Set problem
Please transcribe the listing below in full and word for word, without its pictures.

Data provided
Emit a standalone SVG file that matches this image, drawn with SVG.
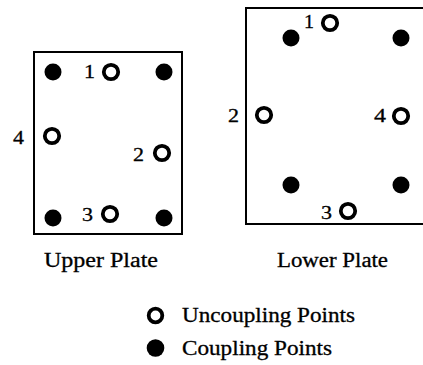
<svg xmlns="http://www.w3.org/2000/svg" width="423" height="365" viewBox="0 0 423 365">
  <style>
    .plate { fill: none; stroke: #000; stroke-width: 2; }
    .cp { fill: #000; }
    .up { fill: #fff; stroke: #000; stroke-width: 3.8; }
    .lbl { font-family: "Liberation Serif", "Times New Roman", serif; font-size: 19px; fill: #000; stroke: #000; stroke-width: 0.3; }
    .cap { font-family: "Liberation Serif", "Times New Roman", serif; font-size: 20px; fill: #000; stroke: #000; stroke-width: 0.3; }
  </style>
  <defs>
    <circle id="coupling" class="cp" r="8.5"/>
    <circle id="uncoupling" class="up" r="7.2"/>
  </defs>

  <!-- Upper plate -->
  <g id="upper-plate">
    <rect class="plate" x="34" y="52" width="148" height="182"/>
    <use href="#coupling" x="53" y="72"/>
    <use href="#coupling" x="164" y="72"/>
    <use href="#coupling" x="53" y="218"/>
    <use href="#coupling" x="164" y="218"/>
    <use href="#uncoupling" x="111" y="72"/>
    <use href="#uncoupling" x="52" y="136"/>
    <use href="#uncoupling" x="162" y="153"/>
    <use href="#uncoupling" x="110" y="214"/>
    <text class="lbl" x="84" y="78" textLength="11" lengthAdjust="spacingAndGlyphs">1</text>
    <text class="lbl" x="13" y="144" textLength="11" lengthAdjust="spacingAndGlyphs">4</text>
    <text class="lbl" x="133" y="161" textLength="11" lengthAdjust="spacingAndGlyphs">2</text>
    <text class="lbl" x="82" y="221" textLength="11" lengthAdjust="spacingAndGlyphs">3</text>
    <text class="cap" x="44" y="267" textLength="114" lengthAdjust="spacingAndGlyphs">Upper Plate</text>
  </g>

  <!-- Lower plate (right edge runs past the canvas) -->
  <g id="lower-plate">
    <path class="plate" d="M430,8 H246 V224 H430"/>
    <use href="#coupling" x="291" y="38"/>
    <use href="#coupling" x="401" y="38"/>
    <use href="#coupling" x="291" y="185"/>
    <use href="#coupling" x="401" y="185"/>
    <use href="#uncoupling" x="330" y="23"/>
    <use href="#uncoupling" x="264" y="115"/>
    <use href="#uncoupling" x="401" y="116"/>
    <use href="#uncoupling" x="348" y="211"/>
    <text class="lbl" x="304" y="28" textLength="10" lengthAdjust="spacingAndGlyphs">1</text>
    <text class="lbl" x="228" y="122" textLength="11" lengthAdjust="spacingAndGlyphs">2</text>
    <text class="lbl" x="374" y="122" textLength="12" lengthAdjust="spacingAndGlyphs">4</text>
    <text class="lbl" x="321" y="219" textLength="11" lengthAdjust="spacingAndGlyphs">3</text>
    <text class="cap" x="277" y="267" textLength="111" lengthAdjust="spacingAndGlyphs">Lower Plate</text>
  </g>

  <!-- Legend -->
  <g id="legend">
    <circle class="up" cx="155.5" cy="315.5" r="6.8"/>
    <text class="cap" x="182" y="322" textLength="173" lengthAdjust="spacingAndGlyphs">Uncoupling Points</text>
    <circle class="cp" cx="155.5" cy="348" r="8.8"/>
    <text class="cap" x="182" y="354.5" textLength="150" lengthAdjust="spacingAndGlyphs">Coupling Points</text>
  </g>
</svg>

The response
Emit a standalone SVG file that matches this image, drawn with SVG.
<svg xmlns="http://www.w3.org/2000/svg" width="423" height="365" viewBox="0 0 423 365">
  <style>
    .plate { fill: none; stroke: #000; stroke-width: 2; }
    .cp { fill: #000; }
    .up { fill: #fff; stroke: #000; stroke-width: 3.8; }
    .lbl { font-family: "Liberation Serif", "Times New Roman", serif; font-size: 19px; fill: #000; stroke: #000; stroke-width: 0.3; }
    .cap { font-family: "Liberation Serif", "Times New Roman", serif; font-size: 20px; fill: #000; stroke: #000; stroke-width: 0.3; }
  </style>
  <defs>
    <circle id="coupling" class="cp" r="8.5"/>
    <circle id="uncoupling" class="up" r="7.2"/>
  </defs>

  <!-- Upper plate -->
  <g id="upper-plate">
    <rect class="plate" x="34" y="52" width="148" height="182"/>
    <use href="#coupling" x="53" y="72"/>
    <use href="#coupling" x="164" y="72"/>
    <use href="#coupling" x="53" y="218"/>
    <use href="#coupling" x="164" y="218"/>
    <use href="#uncoupling" x="111" y="72"/>
    <use href="#uncoupling" x="52" y="136"/>
    <use href="#uncoupling" x="162" y="153"/>
    <use href="#uncoupling" x="110" y="214"/>
    <text class="lbl" x="84" y="78" textLength="11" lengthAdjust="spacingAndGlyphs">1</text>
    <text class="lbl" x="13" y="144" textLength="11" lengthAdjust="spacingAndGlyphs">4</text>
    <text class="lbl" x="133" y="161" textLength="11" lengthAdjust="spacingAndGlyphs">2</text>
    <text class="lbl" x="82" y="221" textLength="11" lengthAdjust="spacingAndGlyphs">3</text>
    <text class="cap" x="44" y="267" textLength="114" lengthAdjust="spacingAndGlyphs">Upper Plate</text>
  </g>

  <!-- Lower plate (right edge runs past the canvas) -->
  <g id="lower-plate">
    <path class="plate" d="M430,8 H246 V224 H430"/>
    <use href="#coupling" x="291" y="38"/>
    <use href="#coupling" x="401" y="38"/>
    <use href="#coupling" x="291" y="185"/>
    <use href="#coupling" x="401" y="185"/>
    <use href="#uncoupling" x="330" y="23"/>
    <use href="#uncoupling" x="264" y="115"/>
    <use href="#uncoupling" x="401" y="116"/>
    <use href="#uncoupling" x="348" y="211"/>
    <text class="lbl" x="304" y="28" textLength="10" lengthAdjust="spacingAndGlyphs">1</text>
    <text class="lbl" x="228" y="122" textLength="11" lengthAdjust="spacingAndGlyphs">2</text>
    <text class="lbl" x="374" y="122" textLength="12" lengthAdjust="spacingAndGlyphs">4</text>
    <text class="lbl" x="321" y="219" textLength="11" lengthAdjust="spacingAndGlyphs">3</text>
    <text class="cap" x="277" y="267" textLength="111" lengthAdjust="spacingAndGlyphs">Lower Plate</text>
  </g>

  <!-- Legend -->
  <g id="legend">
    <circle class="up" cx="155.5" cy="315.5" r="6.8"/>
    <text class="cap" x="182" y="322" textLength="173" lengthAdjust="spacingAndGlyphs">Uncoupling Points</text>
    <circle class="cp" cx="155.5" cy="348" r="8.8"/>
    <text class="cap" x="182" y="354.5" textLength="150" lengthAdjust="spacingAndGlyphs">Coupling Points</text>
  </g>
</svg>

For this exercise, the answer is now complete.